- _The exercise_
Both boundary lines count: repeat, exactly and alone, the lines from the one containing "Convert this chart to Altair code." to the one containing "import pandas as pd", with pictures left out.

-------- Material --------

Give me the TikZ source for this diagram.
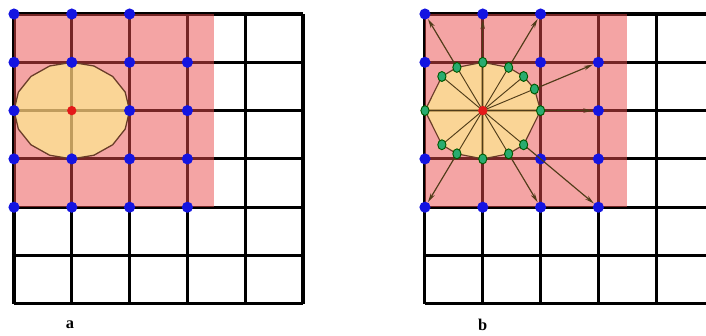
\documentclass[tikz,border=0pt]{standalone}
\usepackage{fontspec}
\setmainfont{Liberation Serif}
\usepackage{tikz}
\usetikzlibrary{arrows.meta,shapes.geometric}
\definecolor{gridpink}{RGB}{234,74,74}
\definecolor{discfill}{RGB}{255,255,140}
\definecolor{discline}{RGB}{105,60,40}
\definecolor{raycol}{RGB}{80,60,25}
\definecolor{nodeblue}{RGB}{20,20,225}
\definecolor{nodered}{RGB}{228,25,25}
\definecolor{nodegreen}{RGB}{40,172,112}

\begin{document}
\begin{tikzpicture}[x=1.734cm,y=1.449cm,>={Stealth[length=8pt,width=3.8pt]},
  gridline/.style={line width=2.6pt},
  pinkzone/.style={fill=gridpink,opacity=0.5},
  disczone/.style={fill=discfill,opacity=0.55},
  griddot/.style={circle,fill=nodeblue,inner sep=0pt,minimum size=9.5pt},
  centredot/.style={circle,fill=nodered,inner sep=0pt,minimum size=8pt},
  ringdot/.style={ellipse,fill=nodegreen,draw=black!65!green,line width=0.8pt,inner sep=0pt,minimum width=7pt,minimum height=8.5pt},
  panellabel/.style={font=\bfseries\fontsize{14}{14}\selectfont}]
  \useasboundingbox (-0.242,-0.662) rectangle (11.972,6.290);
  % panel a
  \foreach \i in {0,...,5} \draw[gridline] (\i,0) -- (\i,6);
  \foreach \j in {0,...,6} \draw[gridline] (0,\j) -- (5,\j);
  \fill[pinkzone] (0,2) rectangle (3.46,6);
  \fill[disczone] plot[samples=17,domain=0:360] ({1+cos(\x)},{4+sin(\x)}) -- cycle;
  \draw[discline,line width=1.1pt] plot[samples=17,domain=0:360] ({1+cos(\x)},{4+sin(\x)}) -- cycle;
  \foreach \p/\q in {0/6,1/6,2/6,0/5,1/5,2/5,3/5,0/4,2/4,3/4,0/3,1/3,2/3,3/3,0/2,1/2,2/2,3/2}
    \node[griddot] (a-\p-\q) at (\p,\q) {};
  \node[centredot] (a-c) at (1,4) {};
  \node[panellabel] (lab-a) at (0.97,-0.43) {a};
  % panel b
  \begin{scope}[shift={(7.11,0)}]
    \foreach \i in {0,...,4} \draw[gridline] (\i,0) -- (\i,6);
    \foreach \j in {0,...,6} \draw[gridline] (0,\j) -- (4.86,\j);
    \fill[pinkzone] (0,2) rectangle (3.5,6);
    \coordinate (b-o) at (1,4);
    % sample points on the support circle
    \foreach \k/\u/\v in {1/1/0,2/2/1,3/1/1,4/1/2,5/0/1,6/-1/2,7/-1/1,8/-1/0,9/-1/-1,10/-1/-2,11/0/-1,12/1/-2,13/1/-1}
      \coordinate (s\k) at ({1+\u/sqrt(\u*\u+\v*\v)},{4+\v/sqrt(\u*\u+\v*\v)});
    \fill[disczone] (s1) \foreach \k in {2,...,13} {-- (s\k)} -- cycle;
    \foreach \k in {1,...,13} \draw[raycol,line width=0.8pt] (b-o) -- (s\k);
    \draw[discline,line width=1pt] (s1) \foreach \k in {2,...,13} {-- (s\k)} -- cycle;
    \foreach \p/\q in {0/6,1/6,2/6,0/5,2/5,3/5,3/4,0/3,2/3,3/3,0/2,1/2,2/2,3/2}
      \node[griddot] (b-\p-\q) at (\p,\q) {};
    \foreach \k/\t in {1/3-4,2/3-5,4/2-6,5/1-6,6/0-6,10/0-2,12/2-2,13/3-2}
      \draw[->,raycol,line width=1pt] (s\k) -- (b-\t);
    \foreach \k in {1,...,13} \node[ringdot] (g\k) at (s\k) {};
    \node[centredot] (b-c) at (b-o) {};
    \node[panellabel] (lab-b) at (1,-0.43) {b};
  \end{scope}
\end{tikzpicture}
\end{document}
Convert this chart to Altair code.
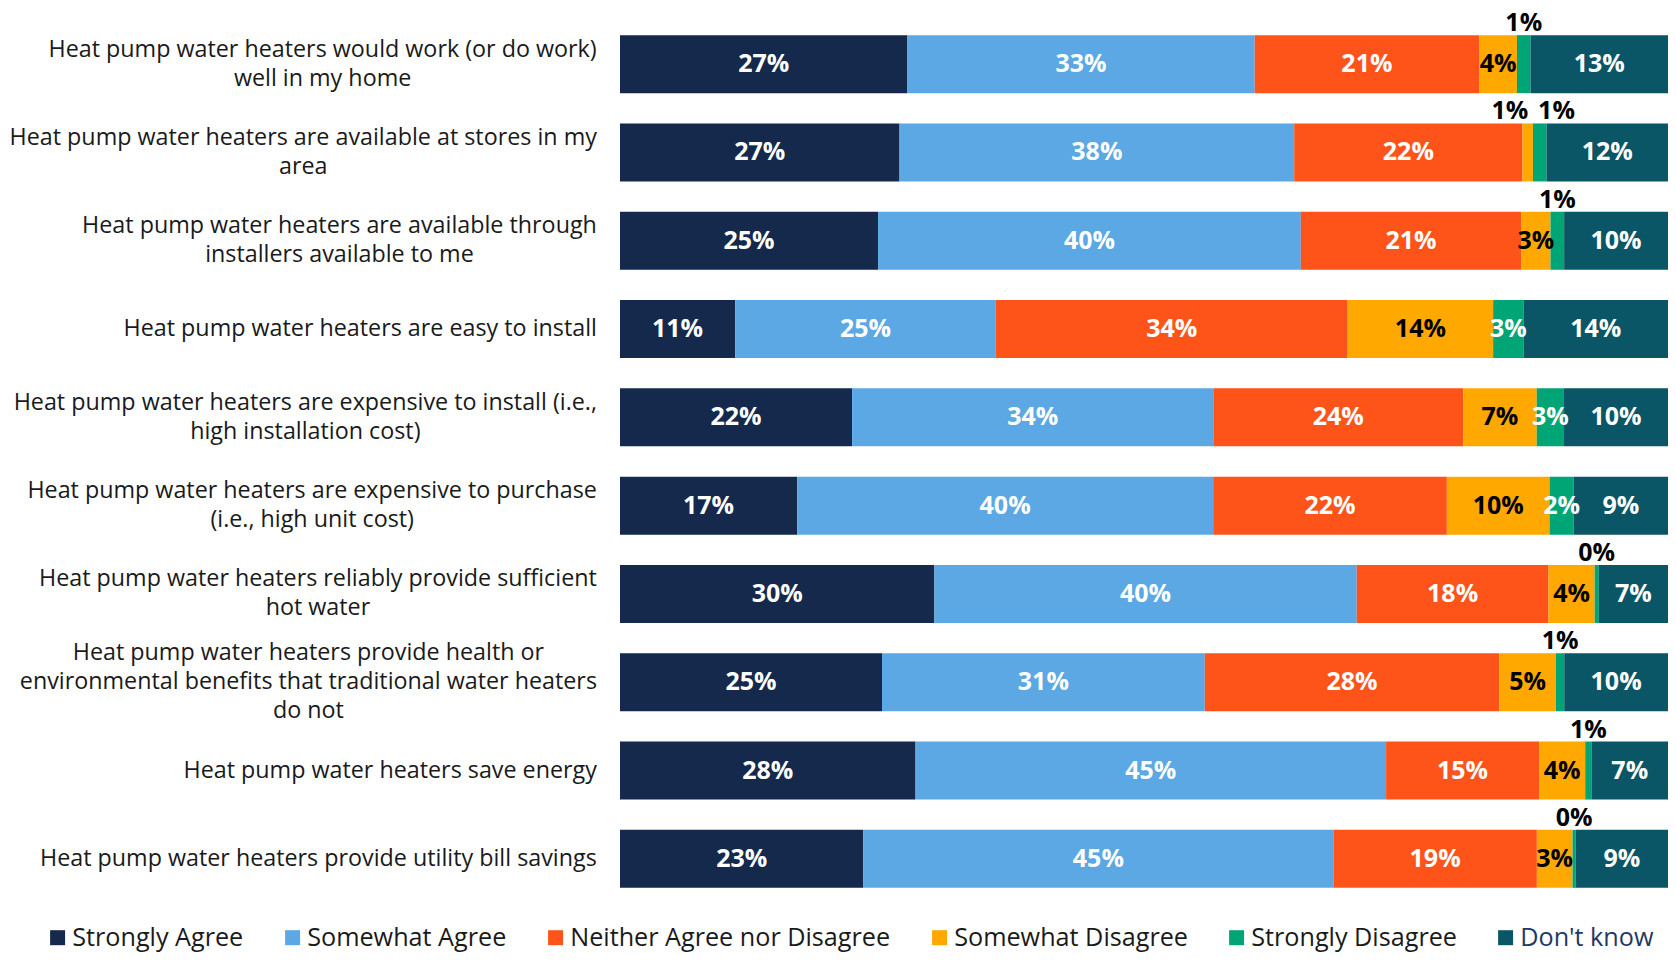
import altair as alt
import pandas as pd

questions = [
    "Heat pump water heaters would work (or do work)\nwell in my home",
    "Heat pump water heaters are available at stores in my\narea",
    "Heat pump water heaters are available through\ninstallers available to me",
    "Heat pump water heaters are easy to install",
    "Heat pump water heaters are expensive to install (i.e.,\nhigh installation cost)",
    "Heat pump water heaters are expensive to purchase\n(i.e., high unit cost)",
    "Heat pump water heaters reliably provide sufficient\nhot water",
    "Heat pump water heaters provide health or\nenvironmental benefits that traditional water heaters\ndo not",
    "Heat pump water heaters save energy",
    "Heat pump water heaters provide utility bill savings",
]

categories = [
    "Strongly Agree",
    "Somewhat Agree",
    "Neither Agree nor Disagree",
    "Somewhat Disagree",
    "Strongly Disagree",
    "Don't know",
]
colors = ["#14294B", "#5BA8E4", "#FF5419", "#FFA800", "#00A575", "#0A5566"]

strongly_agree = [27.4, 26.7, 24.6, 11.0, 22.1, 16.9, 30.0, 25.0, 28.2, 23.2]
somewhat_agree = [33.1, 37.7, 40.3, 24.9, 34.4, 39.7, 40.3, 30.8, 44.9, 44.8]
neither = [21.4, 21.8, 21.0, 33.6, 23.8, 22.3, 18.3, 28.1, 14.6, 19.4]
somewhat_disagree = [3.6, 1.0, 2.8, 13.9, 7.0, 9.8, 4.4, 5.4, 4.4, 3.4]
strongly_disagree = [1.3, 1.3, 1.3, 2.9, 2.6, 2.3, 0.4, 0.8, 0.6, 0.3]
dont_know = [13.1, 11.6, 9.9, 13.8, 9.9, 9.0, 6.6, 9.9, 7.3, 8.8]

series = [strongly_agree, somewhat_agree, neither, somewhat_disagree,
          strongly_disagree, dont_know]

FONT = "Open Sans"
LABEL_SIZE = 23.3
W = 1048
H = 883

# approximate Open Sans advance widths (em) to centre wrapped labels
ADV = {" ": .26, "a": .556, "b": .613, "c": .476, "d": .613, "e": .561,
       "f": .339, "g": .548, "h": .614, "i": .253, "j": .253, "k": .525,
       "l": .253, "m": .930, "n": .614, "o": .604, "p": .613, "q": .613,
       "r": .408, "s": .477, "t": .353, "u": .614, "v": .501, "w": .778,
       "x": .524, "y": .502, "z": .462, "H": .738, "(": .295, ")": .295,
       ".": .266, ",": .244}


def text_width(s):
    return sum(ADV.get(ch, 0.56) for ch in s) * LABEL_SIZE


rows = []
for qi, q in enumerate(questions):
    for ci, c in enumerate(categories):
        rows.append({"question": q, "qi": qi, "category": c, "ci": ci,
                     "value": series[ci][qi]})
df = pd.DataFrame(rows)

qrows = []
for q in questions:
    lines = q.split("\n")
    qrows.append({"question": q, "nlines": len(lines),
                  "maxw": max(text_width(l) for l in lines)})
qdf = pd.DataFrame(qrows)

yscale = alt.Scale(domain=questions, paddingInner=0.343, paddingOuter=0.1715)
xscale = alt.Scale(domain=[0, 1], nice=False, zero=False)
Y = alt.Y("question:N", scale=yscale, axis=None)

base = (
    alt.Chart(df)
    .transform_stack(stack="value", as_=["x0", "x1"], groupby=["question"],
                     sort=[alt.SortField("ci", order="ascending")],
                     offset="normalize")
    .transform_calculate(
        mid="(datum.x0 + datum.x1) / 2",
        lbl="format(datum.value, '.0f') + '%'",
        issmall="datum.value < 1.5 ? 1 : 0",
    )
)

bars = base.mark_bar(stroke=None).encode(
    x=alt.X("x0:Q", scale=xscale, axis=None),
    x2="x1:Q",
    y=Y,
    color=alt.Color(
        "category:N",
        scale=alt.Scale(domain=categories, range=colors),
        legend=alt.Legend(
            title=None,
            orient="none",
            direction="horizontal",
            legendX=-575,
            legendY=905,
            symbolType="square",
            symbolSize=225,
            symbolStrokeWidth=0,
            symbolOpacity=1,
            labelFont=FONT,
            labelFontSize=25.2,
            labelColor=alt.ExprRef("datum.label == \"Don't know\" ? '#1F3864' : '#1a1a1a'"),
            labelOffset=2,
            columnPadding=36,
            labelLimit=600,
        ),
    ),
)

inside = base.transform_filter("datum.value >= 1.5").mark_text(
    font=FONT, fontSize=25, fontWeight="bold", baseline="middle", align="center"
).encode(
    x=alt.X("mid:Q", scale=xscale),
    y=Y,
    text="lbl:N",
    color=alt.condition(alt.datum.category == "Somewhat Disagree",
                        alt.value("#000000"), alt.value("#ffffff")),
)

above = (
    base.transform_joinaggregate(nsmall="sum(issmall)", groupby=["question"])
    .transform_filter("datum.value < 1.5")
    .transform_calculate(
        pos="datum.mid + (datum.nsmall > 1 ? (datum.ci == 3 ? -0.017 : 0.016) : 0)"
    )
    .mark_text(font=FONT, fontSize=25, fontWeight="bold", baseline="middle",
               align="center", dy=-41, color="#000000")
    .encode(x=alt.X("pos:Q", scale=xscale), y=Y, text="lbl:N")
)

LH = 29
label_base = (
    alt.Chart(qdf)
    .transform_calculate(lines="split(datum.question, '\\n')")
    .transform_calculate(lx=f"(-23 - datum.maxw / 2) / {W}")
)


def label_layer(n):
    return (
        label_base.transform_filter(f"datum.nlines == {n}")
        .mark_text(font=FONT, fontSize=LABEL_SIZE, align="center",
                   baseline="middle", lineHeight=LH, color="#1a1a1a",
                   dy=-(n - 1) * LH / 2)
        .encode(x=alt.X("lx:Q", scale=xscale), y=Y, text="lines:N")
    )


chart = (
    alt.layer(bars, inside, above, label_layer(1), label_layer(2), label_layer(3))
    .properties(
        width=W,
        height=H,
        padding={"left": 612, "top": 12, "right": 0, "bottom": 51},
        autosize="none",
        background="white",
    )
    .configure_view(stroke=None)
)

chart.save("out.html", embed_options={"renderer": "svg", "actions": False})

--------

- _Completed task_
Convert this chart to Altair code.
import altair as alt
import pandas as pd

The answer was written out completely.